Partly this is just an outgrowth of natural change in vocabulary within a restricted group. I don’t think there’s any particular reason, for example, that Pittsburghers say “‍whenever‍” to mean “‍at the time that‍” instead of “‍every time that‍”. But sometimes it is much more deliberate.

Consider the “‍abstract‍” example. In computing we need a word indicating directions on the “‍composed of‍” ladder. “‍Composed of‍” and “‍part of‍” are not sufficient because we want the same term to refer to “‍animal‍” being more abstract than “‍mammal‍”. We could have added our own word, maybe based on some foreign/dead language or maybe invented from whole cloth. Instead, we hijacked a word that sometimes meant what we wanted (e.g., “‍furniture‍” is a more abstract idea than is “‍sofa‍”) and declared that we’d use it to mean that all the time. I doubt this was conscious; probably someone was using the word correctly in one context and decided to use it to mean the same thing in a different context despite the fact that second usage was “‍incorrect.‍” It worked, others did the same, and thus a jargon was born.

I have a habit of stepping over the lines a bit, moving from one discipline to another and seeing what my knowledge of algorithms, computational theory, and mathematics can do to help tie up some of the loose problems in that area.
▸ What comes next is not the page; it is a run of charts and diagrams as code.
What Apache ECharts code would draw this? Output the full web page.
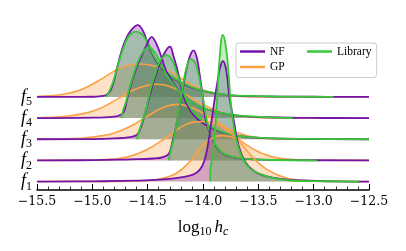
<!DOCTYPE html>
<html><head><meta charset="utf-8">
<script src="https://cdn.jsdelivr.net/npm/echarts@6/dist/echarts.min.js"></script>
<style>html,body{margin:0;padding:0;background:#fff}#c{width:406px;height:251px}</style>
</head><body><div id="c"></div>
<script>
// ---- data ----
const rowNames = ['f1', 'f2', 'f3', 'f4', 'f5'];
const seriesNames = ['NF', 'GP', 'Library'];
const xTicks = [-15.5, -15.0, -14.5, -14.0, -13.5, -13.0, -12.5];

// density curves, [log10 hc, density]
const gpF5 = [[-15.5,0.02],[-15.4,0.05],[-15.26,0.13],[-15.11,0.33],[-14.96,0.72],[-14.81,1.2],[-14.69,1.48],[-14.57,1.56],[-14.45,1.48],[-14.3,1.2],[-14.15,0.72],[-14.0,0.33],[-13.84,0.13],[-13.69,0.04],[-13.5,0.01],[-12.5,0]];
const nfF5 = [[-15.5,0],[-15.0,0.01],[-14.92,0.04],[-14.87,0.1],[-14.82,0.5],[-14.78,1.3],[-14.74,2.1],[-14.70,2.7],[-14.65,3.15],[-14.59,3.40],[-14.54,3.1],[-14.50,2.55],[-14.45,1.95],[-14.39,1.45],[-14.30,1.0],[-14.18,0.62],[-14.06,0.37],[-13.9,0.18],[-13.75,0.08],[-13.5,0.03],[-13.0,0.01],[-12.5,0]];
const libF5 = [[-14.875,0],[-14.84,0.35],[-14.81,0.75],[-14.77,1.5],[-14.72,2.3],[-14.68,2.8],[-14.64,3.03],[-14.605,3.09],[-14.57,3.03],[-14.54,2.9],[-14.49,2.5],[-14.45,2.0],[-14.39,1.5],[-14.3,1.04],[-14.18,0.65],[-14.06,0.38],[-13.9,0.19],[-13.75,0.09],[-13.6,0.05],[-13.3,0.02],[-12.82,0]];

const gpF4 = [[-15.5,0.02],[-15.26,0.08],[-15.11,0.19],[-14.96,0.39],[-14.81,0.79],[-14.66,1.26],[-14.51,1.54],[-14.42,1.6],[-14.3,1.5],[-14.15,1.1],[-14.0,0.63],[-13.84,0.28],[-13.69,0.11],[-13.5,0.03],[-13.2,0],[-12.5,0]];
const nfF4 = [[-15.5,0],[-15.0,0.02],[-14.85,0.05],[-14.77,0.1],[-14.72,0.25],[-14.69,0.8],[-14.65,1.6],[-14.60,2.4],[-14.55,3.0],[-14.51,3.45],[-14.464,3.83],[-14.42,3.5],[-14.37,2.8],[-14.33,2.2],[-14.24,1.45],[-14.15,0.95],[-14.03,0.55],[-13.87,0.28],[-13.69,0.12],[-13.45,0.04],[-13.0,0.01],[-12.5,0]];
const libF4 = [[-14.74,0],[-14.72,0.4],[-14.695,0.79],[-14.665,1.42],[-14.62,2.2],[-14.575,2.83],[-14.53,3.23],[-14.49,3.34],[-14.44,3.15],[-14.39,2.68],[-14.33,2.05],[-14.24,1.42],[-14.15,0.94],[-14.03,0.55],[-13.87,0.28],[-13.69,0.13],[-13.45,0.05],[-13.19,0]];

const gpF3 = [[-15.5,0.01],[-15.1,0.05],[-14.96,0.13],[-14.81,0.28],[-14.66,0.6],[-14.51,1.07],[-14.36,1.5],[-14.24,1.65],[-14.12,1.54],[-14.0,1.23],[-13.87,0.83],[-13.75,0.44],[-13.6,0.17],[-13.45,0.05],[-13.2,0],[-12.5,0]];
const nfF3 = [[-15.5,0],[-15.0,0.01],[-14.8,0.04],[-14.66,0.1],[-14.6,0.2],[-14.57,0.45],[-14.53,1.1],[-14.48,2.1],[-14.43,3.0],[-14.38,3.7],[-14.34,4.15],[-14.30,4.38],[-14.27,4.0],[-14.22,3.04],[-14.18,2.1],[-14.12,1.39],[-14.04,0.91],[-13.92,0.52],[-13.77,0.24],[-13.47,0.05],[-13.0,0.01],[-12.5,0]];
const libF3 = [[-14.6,0],[-14.57,0.52],[-14.52,1.3],[-14.48,2.25],[-14.43,3.12],[-14.39,3.67],[-14.33,3.98],[-14.28,3.75],[-14.24,3.2],[-14.19,2.49],[-14.15,1.86],[-14.09,1.31],[-13.99,0.83],[-13.87,0.44],[-13.72,0.2],[-13.51,0.08],[-13.27,0.03],[-12.9,0.01],[-12.5,0]];

const gpF2 = [[-15.5,0],[-15.0,0.02],[-14.81,0.06],[-14.66,0.19],[-14.51,0.5],[-14.36,0.98],[-14.21,1.53],[-14.09,1.81],[-14.0,1.84],[-13.87,1.69],[-13.75,1.29],[-13.63,0.82],[-13.51,0.43],[-13.39,0.19],[-13.24,0.06],[-13.0,0.01],[-12.5,0]];
const nfF2 = [[-15.5,0],[-15.0,0.01],[-14.66,0.05],[-14.45,0.09],[-14.36,0.16],[-14.31,0.3],[-14.28,0.8],[-14.24,1.7],[-14.21,2.6],[-14.18,3.5],[-14.15,4.3],[-14.12,4.9],[-14.086,5.2],[-14.055,4.83],[-14.03,4.05],[-14.0,2.94],[-13.98,2.0],[-13.93,1.21],[-13.87,0.58],[-13.76,0.19],[-13.58,0.06],[-13.2,0.01],[-12.5,0]];
const libF2 = [[-14.31,0],[-14.3,0.27],[-14.27,0.9],[-14.24,1.69],[-14.21,2.63],[-14.18,3.57],[-14.15,4.36],[-14.11,4.79],[-14.07,4.6],[-14.04,4.05],[-14.01,3.26],[-13.98,2.31],[-13.95,1.54],[-13.9,0.9],[-13.84,0.43],[-13.75,0.19],[-13.63,0.08],[-13.45,0.03],[-12.97,0]];

const gpF1 = [[-15.5,0],[-14.7,0.01],[-14.5,0.05],[-14.36,0.16],[-14.24,0.39],[-14.12,0.94],[-14.03,1.57],[-13.94,1.97],[-13.84,2.17],[-13.75,2.13],[-13.66,1.81],[-13.57,1.26],[-13.48,0.79],[-13.36,0.39],[-13.24,0.16],[-13.09,0.05],[-12.9,0.01],[-12.5,0]];
const nfF1 = [[-15.5,0],[-15.0,0.01],[-14.6,0.04],[-14.36,0.1],[-14.2,0.2],[-14.09,0.33],[-14.03,0.55],[-13.99,0.95],[-13.96,1.6],[-13.93,2.6],[-13.9,3.7],[-13.87,4.7],[-13.845,5.4],[-13.82,5.7],[-13.8,5.51],[-13.78,4.88],[-13.76,3.94],[-13.72,2.83],[-13.68,1.73],[-13.62,0.94],[-13.54,0.5],[-13.45,0.28],[-13.3,0.13],[-13.09,0.05],[-12.8,0.01],[-12.5,0]];
const libF1 = [[-13.935,0],[-13.935,0.45],[-13.91,1.26],[-13.89,2.52],[-13.87,4.1],[-13.85,5.83],[-13.82,6.93],[-13.796,6.46],[-13.77,5.2],[-13.75,3.78],[-13.72,2.52],[-13.68,1.6],[-13.63,0.98],[-13.57,0.6],[-13.48,0.35],[-13.36,0.16],[-13.21,0.05],[-13.0,0.02],[-12.59,0]];

const rowsGP = [gpF1, gpF2, gpF3, gpF4, gpF5];
const rowsNF = [nfF1, nfF2, nfF3, nfF4, nfF5];
const rowsLib = [libF1, libF2, libF3, libF4, libF5];

// ---- styles ----
const COL = { NF: '#7414aa', GP: '#fca044', Library: '#36c836' };
const FILL = { NF: 'rgba(116,20,170,0.30)', GP: 'rgba(252,160,68,0.30)', Library: 'rgba(54,200,54,0.30)' };
const LW = { NF: 1.8, GP: 1.6, Library: 1.8 };

function mk(name, pts, off) {
  return {
    type: 'line', name: name,
    data: pts.map(p => [p[0], p[1] + off]),
    smooth: 0.45,
    symbol: 'none', showSymbol: false,
    color: COL[name],
    lineStyle: { color: COL[name], width: LW[name], join: 'round' },
    areaStyle: { origin: off, color: FILL[name], opacity: 1 },
    silent: true, animation: false
  };
}

const series = [];
for (let r = rowNames.length - 1; r >= 0; r--) {
  series.push(mk('GP', rowsGP[r], r));
  series.push(mk('NF', rowsNF[r], r));
  series.push(mk('Library', rowsLib[r], r));
}

const serif = 'Liberation Serif, Times New Roman, serif';
const mathFont = 'DejaVu Serif, serif';

const chart = echarts.init(document.getElementById('c'), null, { renderer: 'canvas' });
chart.setOption({
  animation: false,
  backgroundColor: '#ffffff',
  grid: { left: 37, right: 37, top: 12.4, bottom: 61, containLabel: false },
  xAxis: {
    type: 'value', min: xTicks[0], max: xTicks[xTicks.length - 1], interval: 0.5,
    axisLine: { show: true, onZero: false, lineStyle: { color: '#000', width: 1.6 } },
    axisTick: { show: true, inside: true, length: 6, lineStyle: { color: '#000', width: 1 } },
    minorTick: { show: true, splitNumber: 5, length: 3.5, lineStyle: { color: '#000', width: 0.8 } },
    splitLine: { show: false },
    axisLabel: {
      color: '#000', fontFamily: mathFont, fontSize: 12.5, margin: 5,
      formatter: v => (v < 0 ? '\u2212' : '') + Math.abs(v).toFixed(1)
    },
    name: '{l|log}{s|10}{h|h}{c|c}',
    nameLocation: 'middle', nameGap: 27,
    nameTextStyle: {
      color: '#000',
      rich: {
        l: { fontFamily: serif, fontSize: 17, color: '#000' },
        s: { fontFamily: serif, fontSize: 12, color: '#000', padding: [9, 0, 0, 0] },
        h: { fontFamily: serif, fontSize: 17, fontStyle: 'italic', color: '#000', padding: [0, 0, 0, 3] },
        c: { fontFamily: serif, fontSize: 12, fontStyle: 'italic', color: '#000', padding: [9, 0, 0, 0] }
      }
    }
  },
  yAxis: {
    type: 'value', min: -0.4, max: 8,
    axisLine: { show: false }, axisTick: { show: false }, splitLine: { show: false },
    axisLabel: {
      customValues: [0, 1, 2, 3, 4],
      margin: 5,
      formatter: v => '{f|f}{s|' + rowNames[Math.round(v)].slice(1) + '}',
      rich: {
        f: { fontFamily: serif, fontStyle: 'italic', fontSize: 18, color: '#000' },
        s: { fontFamily: serif, fontSize: 12, color: '#000', padding: [10, 0, 0, 0] }
      }
    }
  },
  legend: [
    {
      data: [{ name: 'NF' }, { name: 'GP' }],
      orient: 'vertical', left: 236, top: 43,
      padding: [2, 92, 4, 4],
      itemWidth: 25, itemHeight: 2.5, itemGap: 2.5, icon: 'rect',
      backgroundColor: 'rgba(255,255,255,0.8)', borderColor: '#cccccc', borderWidth: 1, borderRadius: 3,
      textStyle: { fontFamily: serif, fontSize: 11.5, color: '#000', lineHeight: 13 },
      selectedMode: false
    },
    {
      data: [{ name: 'Library' }],
      orient: 'vertical', left: 307, top: 45,
      padding: 0,
      itemWidth: 25, itemHeight: 2.5, icon: 'rect',
      textStyle: { fontFamily: serif, fontSize: 11.5, color: '#000', lineHeight: 13 },
      selectedMode: false
    }
  ],
  series: series
});
</script>
</body></html>
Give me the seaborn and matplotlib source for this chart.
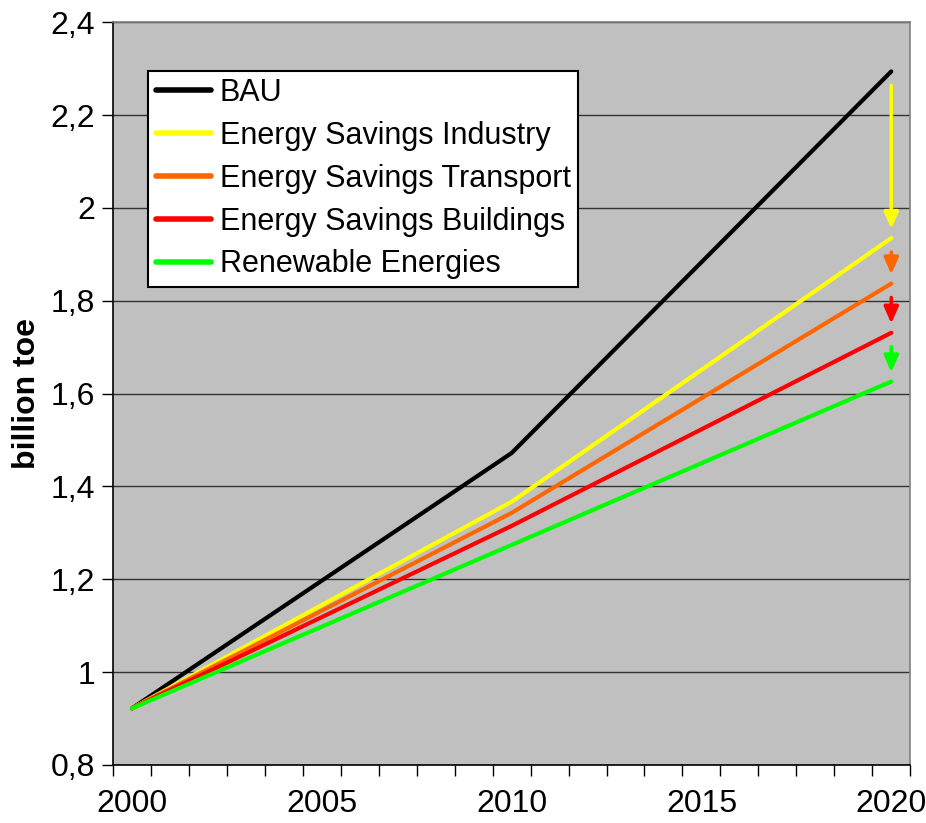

I thus spend a fair amount of time with jargon as an enemy, a barrier to entry that I have to struggle over through sheer determination and lot and lots of reading. It’s often not clear which terms they have usurped nor how these terms have been modified to suit the needs of a particular field. In the midst of these struggles I often find myself wishing that jargon did not exist.

But once I learn the jargon, I find it hugely helpful. Being able to refer to specific categories of things precisely without worrying about the usual ambiguity of natural language… it’s a treat, really, a balm that makes communication easier and more pleasant. At least with other people who know the jargon.

I just wish, sometimes, that there was a repository of jargon glossaries. I could make one, I suppose, and populate it with samples of half a dozen fields’ jargon. But I don’t know if I can always tell which words I am seeing through the lens of a particular field, and quite frankly I’d rather spend my time on something else. Like writing a blog post about jargon.